### [WORK INSTRUCTIONS]
Write the data below out exactly as it stands. Do not include the pictures.

### [DATA SECTION]
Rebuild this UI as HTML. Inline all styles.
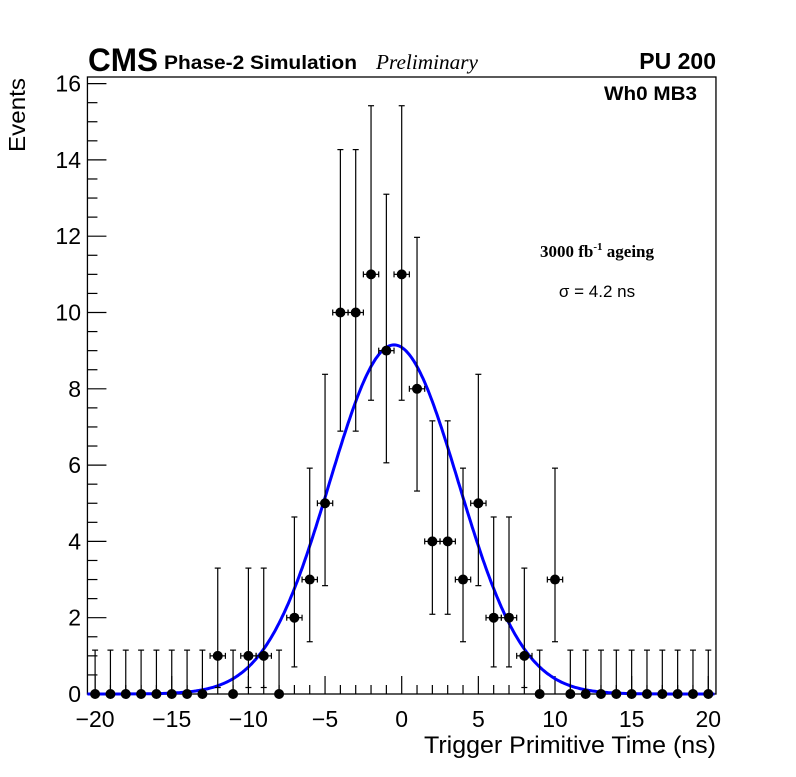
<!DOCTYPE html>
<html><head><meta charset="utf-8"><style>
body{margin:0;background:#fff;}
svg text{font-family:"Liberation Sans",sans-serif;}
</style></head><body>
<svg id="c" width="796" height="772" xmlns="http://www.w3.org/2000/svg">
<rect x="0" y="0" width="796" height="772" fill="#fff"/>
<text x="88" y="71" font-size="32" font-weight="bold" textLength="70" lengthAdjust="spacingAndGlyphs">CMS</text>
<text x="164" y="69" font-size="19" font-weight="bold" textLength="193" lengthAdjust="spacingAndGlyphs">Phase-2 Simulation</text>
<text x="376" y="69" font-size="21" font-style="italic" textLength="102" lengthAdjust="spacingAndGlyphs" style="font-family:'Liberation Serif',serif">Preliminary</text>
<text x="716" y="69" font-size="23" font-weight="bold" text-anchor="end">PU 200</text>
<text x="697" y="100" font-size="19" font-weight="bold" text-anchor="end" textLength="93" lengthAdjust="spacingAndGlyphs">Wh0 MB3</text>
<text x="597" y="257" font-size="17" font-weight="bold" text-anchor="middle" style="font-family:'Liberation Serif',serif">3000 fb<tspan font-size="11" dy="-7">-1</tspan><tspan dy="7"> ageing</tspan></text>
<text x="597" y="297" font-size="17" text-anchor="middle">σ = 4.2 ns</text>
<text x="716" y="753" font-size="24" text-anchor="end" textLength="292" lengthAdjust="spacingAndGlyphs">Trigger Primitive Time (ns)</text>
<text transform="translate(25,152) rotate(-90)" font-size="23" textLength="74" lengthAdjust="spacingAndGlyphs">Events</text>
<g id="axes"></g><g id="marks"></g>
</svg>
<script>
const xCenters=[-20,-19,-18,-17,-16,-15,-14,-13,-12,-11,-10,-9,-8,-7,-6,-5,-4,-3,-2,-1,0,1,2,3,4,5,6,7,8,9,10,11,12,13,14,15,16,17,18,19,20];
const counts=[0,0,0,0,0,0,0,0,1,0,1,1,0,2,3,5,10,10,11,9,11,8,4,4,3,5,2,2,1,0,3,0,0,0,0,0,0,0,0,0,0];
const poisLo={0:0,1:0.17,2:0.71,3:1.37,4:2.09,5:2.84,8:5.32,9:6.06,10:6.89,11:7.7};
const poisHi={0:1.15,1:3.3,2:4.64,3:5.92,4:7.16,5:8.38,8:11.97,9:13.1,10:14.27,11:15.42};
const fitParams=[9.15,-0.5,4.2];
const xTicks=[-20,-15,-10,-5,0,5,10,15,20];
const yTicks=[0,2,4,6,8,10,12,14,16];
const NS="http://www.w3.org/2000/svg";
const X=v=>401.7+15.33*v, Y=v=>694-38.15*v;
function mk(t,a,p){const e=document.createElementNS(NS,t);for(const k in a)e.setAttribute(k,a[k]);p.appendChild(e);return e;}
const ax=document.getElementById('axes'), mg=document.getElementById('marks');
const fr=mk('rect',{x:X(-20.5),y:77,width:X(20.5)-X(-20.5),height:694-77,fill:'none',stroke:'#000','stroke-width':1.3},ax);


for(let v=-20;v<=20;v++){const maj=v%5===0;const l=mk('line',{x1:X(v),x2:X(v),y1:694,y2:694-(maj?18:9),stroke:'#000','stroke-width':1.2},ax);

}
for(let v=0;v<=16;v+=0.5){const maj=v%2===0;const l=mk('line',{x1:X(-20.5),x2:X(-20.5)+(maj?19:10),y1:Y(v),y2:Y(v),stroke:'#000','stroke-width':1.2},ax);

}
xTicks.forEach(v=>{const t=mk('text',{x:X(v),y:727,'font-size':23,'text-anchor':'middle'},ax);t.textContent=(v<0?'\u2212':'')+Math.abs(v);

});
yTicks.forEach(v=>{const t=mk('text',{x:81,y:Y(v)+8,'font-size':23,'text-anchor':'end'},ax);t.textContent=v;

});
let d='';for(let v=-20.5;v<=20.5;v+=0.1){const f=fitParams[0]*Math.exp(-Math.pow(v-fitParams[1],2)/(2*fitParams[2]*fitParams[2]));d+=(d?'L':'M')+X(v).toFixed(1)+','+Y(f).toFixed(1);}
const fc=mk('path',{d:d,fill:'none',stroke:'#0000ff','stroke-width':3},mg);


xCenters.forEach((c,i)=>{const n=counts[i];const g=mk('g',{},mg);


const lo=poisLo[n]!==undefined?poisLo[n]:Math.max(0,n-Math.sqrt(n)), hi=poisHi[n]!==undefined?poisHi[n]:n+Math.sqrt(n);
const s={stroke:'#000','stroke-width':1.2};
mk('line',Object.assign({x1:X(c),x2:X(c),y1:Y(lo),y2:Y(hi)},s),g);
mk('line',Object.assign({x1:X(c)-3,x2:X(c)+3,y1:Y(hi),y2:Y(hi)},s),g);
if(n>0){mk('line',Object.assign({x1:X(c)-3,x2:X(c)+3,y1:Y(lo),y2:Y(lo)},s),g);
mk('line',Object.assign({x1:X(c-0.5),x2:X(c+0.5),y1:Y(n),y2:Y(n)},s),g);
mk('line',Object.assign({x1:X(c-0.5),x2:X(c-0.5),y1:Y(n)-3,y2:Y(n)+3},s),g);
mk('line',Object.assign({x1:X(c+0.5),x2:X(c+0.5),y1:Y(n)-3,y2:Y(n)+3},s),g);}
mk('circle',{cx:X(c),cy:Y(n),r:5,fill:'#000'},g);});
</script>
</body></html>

### [WRITTEN SOLUTION]
Rebuild this UI as HTML. Inline all styles.
<!DOCTYPE html>
<html><head><meta charset="utf-8"><style>
body{margin:0;background:#fff;}
svg text{font-family:"Liberation Sans",sans-serif;}
</style></head><body>
<svg id="c" width="796" height="772" xmlns="http://www.w3.org/2000/svg">
<rect x="0" y="0" width="796" height="772" fill="#fff"/>
<text x="88" y="71" font-size="32" font-weight="bold" textLength="70" lengthAdjust="spacingAndGlyphs">CMS</text>
<text x="164" y="69" font-size="19" font-weight="bold" textLength="193" lengthAdjust="spacingAndGlyphs">Phase-2 Simulation</text>
<text x="376" y="69" font-size="21" font-style="italic" textLength="102" lengthAdjust="spacingAndGlyphs" style="font-family:'Liberation Serif',serif">Preliminary</text>
<text x="716" y="69" font-size="23" font-weight="bold" text-anchor="end">PU 200</text>
<text x="697" y="100" font-size="19" font-weight="bold" text-anchor="end" textLength="93" lengthAdjust="spacingAndGlyphs">Wh0 MB3</text>
<text x="597" y="257" font-size="17" font-weight="bold" text-anchor="middle" style="font-family:'Liberation Serif',serif">3000 fb<tspan font-size="11" dy="-7">-1</tspan><tspan dy="7"> ageing</tspan></text>
<text x="597" y="297" font-size="17" text-anchor="middle">σ = 4.2 ns</text>
<text x="716" y="753" font-size="24" text-anchor="end" textLength="292" lengthAdjust="spacingAndGlyphs">Trigger Primitive Time (ns)</text>
<text transform="translate(25,152) rotate(-90)" font-size="23" textLength="74" lengthAdjust="spacingAndGlyphs">Events</text>
<g id="axes"></g><g id="marks"></g>
</svg>
<script>
const xCenters=[-20,-19,-18,-17,-16,-15,-14,-13,-12,-11,-10,-9,-8,-7,-6,-5,-4,-3,-2,-1,0,1,2,3,4,5,6,7,8,9,10,11,12,13,14,15,16,17,18,19,20];
const counts=[0,0,0,0,0,0,0,0,1,0,1,1,0,2,3,5,10,10,11,9,11,8,4,4,3,5,2,2,1,0,3,0,0,0,0,0,0,0,0,0,0];
const poisLo={0:0,1:0.17,2:0.71,3:1.37,4:2.09,5:2.84,8:5.32,9:6.06,10:6.89,11:7.7};
const poisHi={0:1.15,1:3.3,2:4.64,3:5.92,4:7.16,5:8.38,8:11.97,9:13.1,10:14.27,11:15.42};
const fitParams=[9.15,-0.5,4.2];
const xTicks=[-20,-15,-10,-5,0,5,10,15,20];
const yTicks=[0,2,4,6,8,10,12,14,16];
const NS="http://www.w3.org/2000/svg";
const X=v=>401.7+15.33*v, Y=v=>694-38.15*v;
function mk(t,a,p){const e=document.createElementNS(NS,t);for(const k in a)e.setAttribute(k,a[k]);p.appendChild(e);return e;}
const ax=document.getElementById('axes'), mg=document.getElementById('marks');
const fr=mk('rect',{x:X(-20.5),y:77,width:X(20.5)-X(-20.5),height:694-77,fill:'none',stroke:'#000','stroke-width':1.3},ax);


for(let v=-20;v<=20;v++){const maj=v%5===0;const l=mk('line',{x1:X(v),x2:X(v),y1:694,y2:694-(maj?18:9),stroke:'#000','stroke-width':1.2},ax);

}
for(let v=0;v<=16;v+=0.5){const maj=v%2===0;const l=mk('line',{x1:X(-20.5),x2:X(-20.5)+(maj?19:10),y1:Y(v),y2:Y(v),stroke:'#000','stroke-width':1.2},ax);

}
xTicks.forEach(v=>{const t=mk('text',{x:X(v),y:727,'font-size':23,'text-anchor':'middle'},ax);t.textContent=(v<0?'\u2212':'')+Math.abs(v);

});
yTicks.forEach(v=>{const t=mk('text',{x:81,y:Y(v)+8,'font-size':23,'text-anchor':'end'},ax);t.textContent=v;

});
let d='';for(let v=-20.5;v<=20.5;v+=0.1){const f=fitParams[0]*Math.exp(-Math.pow(v-fitParams[1],2)/(2*fitParams[2]*fitParams[2]));d+=(d?'L':'M')+X(v).toFixed(1)+','+Y(f).toFixed(1);}
const fc=mk('path',{d:d,fill:'none',stroke:'#0000ff','stroke-width':3},mg);


xCenters.forEach((c,i)=>{const n=counts[i];const g=mk('g',{},mg);


const lo=poisLo[n]!==undefined?poisLo[n]:Math.max(0,n-Math.sqrt(n)), hi=poisHi[n]!==undefined?poisHi[n]:n+Math.sqrt(n);
const s={stroke:'#000','stroke-width':1.2};
mk('line',Object.assign({x1:X(c),x2:X(c),y1:Y(lo),y2:Y(hi)},s),g);
mk('line',Object.assign({x1:X(c)-3,x2:X(c)+3,y1:Y(hi),y2:Y(hi)},s),g);
if(n>0){mk('line',Object.assign({x1:X(c)-3,x2:X(c)+3,y1:Y(lo),y2:Y(lo)},s),g);
mk('line',Object.assign({x1:X(c-0.5),x2:X(c+0.5),y1:Y(n),y2:Y(n)},s),g);
mk('line',Object.assign({x1:X(c-0.5),x2:X(c-0.5),y1:Y(n)-3,y2:Y(n)+3},s),g);
mk('line',Object.assign({x1:X(c+0.5),x2:X(c+0.5),y1:Y(n)-3,y2:Y(n)+3},s),g);}
mk('circle',{cx:X(c),cy:Y(n),r:5,fill:'#000'},g);});
</script>
</body></html>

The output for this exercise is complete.